» **Exercise goal**
Skip any picture you find and retype all the remaining lines exactly.

» **Data section**
================

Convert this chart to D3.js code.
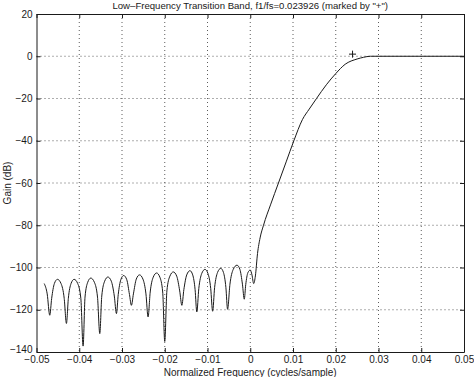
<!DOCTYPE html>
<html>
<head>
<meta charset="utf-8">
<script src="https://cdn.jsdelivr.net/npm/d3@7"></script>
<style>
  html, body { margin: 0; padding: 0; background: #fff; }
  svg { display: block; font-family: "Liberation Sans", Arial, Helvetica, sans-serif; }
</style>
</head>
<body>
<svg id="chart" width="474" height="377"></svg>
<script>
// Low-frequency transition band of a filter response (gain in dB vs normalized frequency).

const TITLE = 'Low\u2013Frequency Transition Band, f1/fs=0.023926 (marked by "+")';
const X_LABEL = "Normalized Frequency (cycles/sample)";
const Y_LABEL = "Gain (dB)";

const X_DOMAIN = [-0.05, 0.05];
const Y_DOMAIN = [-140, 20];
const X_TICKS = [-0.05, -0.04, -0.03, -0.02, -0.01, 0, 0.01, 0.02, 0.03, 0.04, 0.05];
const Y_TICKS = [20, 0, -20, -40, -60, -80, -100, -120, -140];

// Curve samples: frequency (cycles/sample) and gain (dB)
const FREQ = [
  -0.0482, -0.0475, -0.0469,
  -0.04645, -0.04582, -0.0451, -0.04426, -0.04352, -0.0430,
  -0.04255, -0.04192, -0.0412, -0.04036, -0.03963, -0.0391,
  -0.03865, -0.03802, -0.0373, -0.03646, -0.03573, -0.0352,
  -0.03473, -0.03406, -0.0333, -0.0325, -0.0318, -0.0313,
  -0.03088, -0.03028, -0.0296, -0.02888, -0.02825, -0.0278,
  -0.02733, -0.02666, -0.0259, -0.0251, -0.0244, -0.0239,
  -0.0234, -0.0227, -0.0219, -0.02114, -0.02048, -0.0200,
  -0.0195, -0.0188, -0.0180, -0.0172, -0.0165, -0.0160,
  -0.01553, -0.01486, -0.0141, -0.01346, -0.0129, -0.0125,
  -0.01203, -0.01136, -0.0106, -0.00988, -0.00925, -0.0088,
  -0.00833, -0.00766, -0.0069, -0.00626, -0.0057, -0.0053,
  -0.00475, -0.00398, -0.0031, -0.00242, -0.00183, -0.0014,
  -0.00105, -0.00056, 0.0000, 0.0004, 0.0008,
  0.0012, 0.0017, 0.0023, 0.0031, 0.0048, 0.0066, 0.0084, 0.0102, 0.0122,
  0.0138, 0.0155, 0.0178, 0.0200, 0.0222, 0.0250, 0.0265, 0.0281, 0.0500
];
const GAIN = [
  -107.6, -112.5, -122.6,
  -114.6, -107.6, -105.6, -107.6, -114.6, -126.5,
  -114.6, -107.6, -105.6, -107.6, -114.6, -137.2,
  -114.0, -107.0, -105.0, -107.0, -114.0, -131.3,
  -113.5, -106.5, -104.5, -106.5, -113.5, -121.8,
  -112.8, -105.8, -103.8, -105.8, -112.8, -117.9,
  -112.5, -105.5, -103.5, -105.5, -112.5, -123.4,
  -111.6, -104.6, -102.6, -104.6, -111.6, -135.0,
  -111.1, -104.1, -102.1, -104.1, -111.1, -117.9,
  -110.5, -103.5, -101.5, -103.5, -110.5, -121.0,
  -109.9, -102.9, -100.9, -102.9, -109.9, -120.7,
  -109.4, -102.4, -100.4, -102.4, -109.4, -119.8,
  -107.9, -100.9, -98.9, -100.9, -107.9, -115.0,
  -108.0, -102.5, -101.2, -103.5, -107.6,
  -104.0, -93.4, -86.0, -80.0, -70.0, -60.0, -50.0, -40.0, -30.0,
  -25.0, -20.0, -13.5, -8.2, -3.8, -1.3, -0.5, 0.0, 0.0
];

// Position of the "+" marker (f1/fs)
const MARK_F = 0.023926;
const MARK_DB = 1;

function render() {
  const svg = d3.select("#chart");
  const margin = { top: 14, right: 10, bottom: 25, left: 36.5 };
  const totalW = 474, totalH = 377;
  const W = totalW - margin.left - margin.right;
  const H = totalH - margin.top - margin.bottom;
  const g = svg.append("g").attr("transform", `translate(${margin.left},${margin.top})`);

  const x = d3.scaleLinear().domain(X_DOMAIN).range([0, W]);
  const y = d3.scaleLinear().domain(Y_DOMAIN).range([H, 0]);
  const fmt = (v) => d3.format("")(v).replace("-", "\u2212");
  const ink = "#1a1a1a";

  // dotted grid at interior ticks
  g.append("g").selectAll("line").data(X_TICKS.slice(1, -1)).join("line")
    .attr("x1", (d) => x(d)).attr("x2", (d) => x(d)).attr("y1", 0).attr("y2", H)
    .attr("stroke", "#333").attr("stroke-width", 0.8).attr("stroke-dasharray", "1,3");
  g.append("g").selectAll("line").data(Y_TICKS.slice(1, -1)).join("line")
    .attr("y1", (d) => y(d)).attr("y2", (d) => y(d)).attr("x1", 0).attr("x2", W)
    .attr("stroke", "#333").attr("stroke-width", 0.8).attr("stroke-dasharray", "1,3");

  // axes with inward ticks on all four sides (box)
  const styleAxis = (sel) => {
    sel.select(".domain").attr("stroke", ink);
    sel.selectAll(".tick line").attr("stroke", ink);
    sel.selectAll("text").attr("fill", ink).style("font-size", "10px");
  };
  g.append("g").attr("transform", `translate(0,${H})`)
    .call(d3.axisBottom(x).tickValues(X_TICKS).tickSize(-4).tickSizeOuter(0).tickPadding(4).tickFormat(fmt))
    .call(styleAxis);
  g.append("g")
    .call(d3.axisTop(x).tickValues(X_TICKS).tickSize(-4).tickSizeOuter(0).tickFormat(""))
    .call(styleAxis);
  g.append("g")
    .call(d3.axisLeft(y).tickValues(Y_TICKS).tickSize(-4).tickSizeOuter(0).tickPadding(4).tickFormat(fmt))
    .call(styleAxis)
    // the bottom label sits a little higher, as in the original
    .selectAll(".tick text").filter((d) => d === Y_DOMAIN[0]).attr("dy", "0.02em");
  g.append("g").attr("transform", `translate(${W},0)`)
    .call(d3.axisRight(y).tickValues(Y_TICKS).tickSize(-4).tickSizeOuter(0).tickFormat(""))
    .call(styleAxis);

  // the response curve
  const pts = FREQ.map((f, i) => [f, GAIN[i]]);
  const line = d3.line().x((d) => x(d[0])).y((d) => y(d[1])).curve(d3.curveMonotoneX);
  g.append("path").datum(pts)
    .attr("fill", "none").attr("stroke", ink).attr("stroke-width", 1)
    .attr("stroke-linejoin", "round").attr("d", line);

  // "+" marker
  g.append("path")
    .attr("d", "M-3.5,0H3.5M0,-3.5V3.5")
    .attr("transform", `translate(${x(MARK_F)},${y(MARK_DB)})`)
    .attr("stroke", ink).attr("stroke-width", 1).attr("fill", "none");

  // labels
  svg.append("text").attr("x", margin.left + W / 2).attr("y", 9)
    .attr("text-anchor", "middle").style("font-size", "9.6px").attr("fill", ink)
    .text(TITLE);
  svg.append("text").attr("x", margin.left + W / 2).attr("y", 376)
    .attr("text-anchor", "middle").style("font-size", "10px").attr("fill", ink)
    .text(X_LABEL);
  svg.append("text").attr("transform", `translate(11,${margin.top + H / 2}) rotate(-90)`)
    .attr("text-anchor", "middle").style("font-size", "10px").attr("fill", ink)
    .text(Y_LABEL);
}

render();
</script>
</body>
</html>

================

» **Reply to the exercise**
Convert this chart to D3.js code.
<!DOCTYPE html>
<html>
<head>
<meta charset="utf-8">
<script src="https://cdn.jsdelivr.net/npm/d3@7"></script>
<style>
  html, body { margin: 0; padding: 0; background: #fff; }
  svg { display: block; font-family: "Liberation Sans", Arial, Helvetica, sans-serif; }
</style>
</head>
<body>
<svg id="chart" width="474" height="377"></svg>
<script>
// Low-frequency transition band of a filter response (gain in dB vs normalized frequency).

const TITLE = 'Low\u2013Frequency Transition Band, f1/fs=0.023926 (marked by "+")';
const X_LABEL = "Normalized Frequency (cycles/sample)";
const Y_LABEL = "Gain (dB)";

const X_DOMAIN = [-0.05, 0.05];
const Y_DOMAIN = [-140, 20];
const X_TICKS = [-0.05, -0.04, -0.03, -0.02, -0.01, 0, 0.01, 0.02, 0.03, 0.04, 0.05];
const Y_TICKS = [20, 0, -20, -40, -60, -80, -100, -120, -140];

// Curve samples: frequency (cycles/sample) and gain (dB)
const FREQ = [
  -0.0482, -0.0475, -0.0469,
  -0.04645, -0.04582, -0.0451, -0.04426, -0.04352, -0.0430,
  -0.04255, -0.04192, -0.0412, -0.04036, -0.03963, -0.0391,
  -0.03865, -0.03802, -0.0373, -0.03646, -0.03573, -0.0352,
  -0.03473, -0.03406, -0.0333, -0.0325, -0.0318, -0.0313,
  -0.03088, -0.03028, -0.0296, -0.02888, -0.02825, -0.0278,
  -0.02733, -0.02666, -0.0259, -0.0251, -0.0244, -0.0239,
  -0.0234, -0.0227, -0.0219, -0.02114, -0.02048, -0.0200,
  -0.0195, -0.0188, -0.0180, -0.0172, -0.0165, -0.0160,
  -0.01553, -0.01486, -0.0141, -0.01346, -0.0129, -0.0125,
  -0.01203, -0.01136, -0.0106, -0.00988, -0.00925, -0.0088,
  -0.00833, -0.00766, -0.0069, -0.00626, -0.0057, -0.0053,
  -0.00475, -0.00398, -0.0031, -0.00242, -0.00183, -0.0014,
  -0.00105, -0.00056, 0.0000, 0.0004, 0.0008,
  0.0012, 0.0017, 0.0023, 0.0031, 0.0048, 0.0066, 0.0084, 0.0102, 0.0122,
  0.0138, 0.0155, 0.0178, 0.0200, 0.0222, 0.0250, 0.0265, 0.0281, 0.0500
];
const GAIN = [
  -107.6, -112.5, -122.6,
  -114.6, -107.6, -105.6, -107.6, -114.6, -126.5,
  -114.6, -107.6, -105.6, -107.6, -114.6, -137.2,
  -114.0, -107.0, -105.0, -107.0, -114.0, -131.3,
  -113.5, -106.5, -104.5, -106.5, -113.5, -121.8,
  -112.8, -105.8, -103.8, -105.8, -112.8, -117.9,
  -112.5, -105.5, -103.5, -105.5, -112.5, -123.4,
  -111.6, -104.6, -102.6, -104.6, -111.6, -135.0,
  -111.1, -104.1, -102.1, -104.1, -111.1, -117.9,
  -110.5, -103.5, -101.5, -103.5, -110.5, -121.0,
  -109.9, -102.9, -100.9, -102.9, -109.9, -120.7,
  -109.4, -102.4, -100.4, -102.4, -109.4, -119.8,
  -107.9, -100.9, -98.9, -100.9, -107.9, -115.0,
  -108.0, -102.5, -101.2, -103.5, -107.6,
  -104.0, -93.4, -86.0, -80.0, -70.0, -60.0, -50.0, -40.0, -30.0,
  -25.0, -20.0, -13.5, -8.2, -3.8, -1.3, -0.5, 0.0, 0.0
];

// Position of the "+" marker (f1/fs)
const MARK_F = 0.023926;
const MARK_DB = 1;

function render() {
  const svg = d3.select("#chart");
  const margin = { top: 14, right: 10, bottom: 25, left: 36.5 };
  const totalW = 474, totalH = 377;
  const W = totalW - margin.left - margin.right;
  const H = totalH - margin.top - margin.bottom;
  const g = svg.append("g").attr("transform", `translate(${margin.left},${margin.top})`);

  const x = d3.scaleLinear().domain(X_DOMAIN).range([0, W]);
  const y = d3.scaleLinear().domain(Y_DOMAIN).range([H, 0]);
  const fmt = (v) => d3.format("")(v).replace("-", "\u2212");
  const ink = "#1a1a1a";

  // dotted grid at interior ticks
  g.append("g").selectAll("line").data(X_TICKS.slice(1, -1)).join("line")
    .attr("x1", (d) => x(d)).attr("x2", (d) => x(d)).attr("y1", 0).attr("y2", H)
    .attr("stroke", "#333").attr("stroke-width", 0.8).attr("stroke-dasharray", "1,3");
  g.append("g").selectAll("line").data(Y_TICKS.slice(1, -1)).join("line")
    .attr("y1", (d) => y(d)).attr("y2", (d) => y(d)).attr("x1", 0).attr("x2", W)
    .attr("stroke", "#333").attr("stroke-width", 0.8).attr("stroke-dasharray", "1,3");

  // axes with inward ticks on all four sides (box)
  const styleAxis = (sel) => {
    sel.select(".domain").attr("stroke", ink);
    sel.selectAll(".tick line").attr("stroke", ink);
    sel.selectAll("text").attr("fill", ink).style("font-size", "10px");
  };
  g.append("g").attr("transform", `translate(0,${H})`)
    .call(d3.axisBottom(x).tickValues(X_TICKS).tickSize(-4).tickSizeOuter(0).tickPadding(4).tickFormat(fmt))
    .call(styleAxis);
  g.append("g")
    .call(d3.axisTop(x).tickValues(X_TICKS).tickSize(-4).tickSizeOuter(0).tickFormat(""))
    .call(styleAxis);
  g.append("g")
    .call(d3.axisLeft(y).tickValues(Y_TICKS).tickSize(-4).tickSizeOuter(0).tickPadding(4).tickFormat(fmt))
    .call(styleAxis)
    // the bottom label sits a little higher, as in the original
    .selectAll(".tick text").filter((d) => d === Y_DOMAIN[0]).attr("dy", "0.02em");
  g.append("g").attr("transform", `translate(${W},0)`)
    .call(d3.axisRight(y).tickValues(Y_TICKS).tickSize(-4).tickSizeOuter(0).tickFormat(""))
    .call(styleAxis);

  // the response curve
  const pts = FREQ.map((f, i) => [f, GAIN[i]]);
  const line = d3.line().x((d) => x(d[0])).y((d) => y(d[1])).curve(d3.curveMonotoneX);
  g.append("path").datum(pts)
    .attr("fill", "none").attr("stroke", ink).attr("stroke-width", 1)
    .attr("stroke-linejoin", "round").attr("d", line);

  // "+" marker
  g.append("path")
    .attr("d", "M-3.5,0H3.5M0,-3.5V3.5")
    .attr("transform", `translate(${x(MARK_F)},${y(MARK_DB)})`)
    .attr("stroke", ink).attr("stroke-width", 1).attr("fill", "none");

  // labels
  svg.append("text").attr("x", margin.left + W / 2).attr("y", 9)
    .attr("text-anchor", "middle").style("font-size", "9.6px").attr("fill", ink)
    .text(TITLE);
  svg.append("text").attr("x", margin.left + W / 2).attr("y", 376)
    .attr("text-anchor", "middle").style("font-size", "10px").attr("fill", ink)
    .text(X_LABEL);
  svg.append("text").attr("transform", `translate(11,${margin.top + H / 2}) rotate(-90)`)
    .attr("text-anchor", "middle").style("font-size", "10px").attr("fill", ink)
    .text(Y_LABEL);
}

render();
</script>
</body>
</html>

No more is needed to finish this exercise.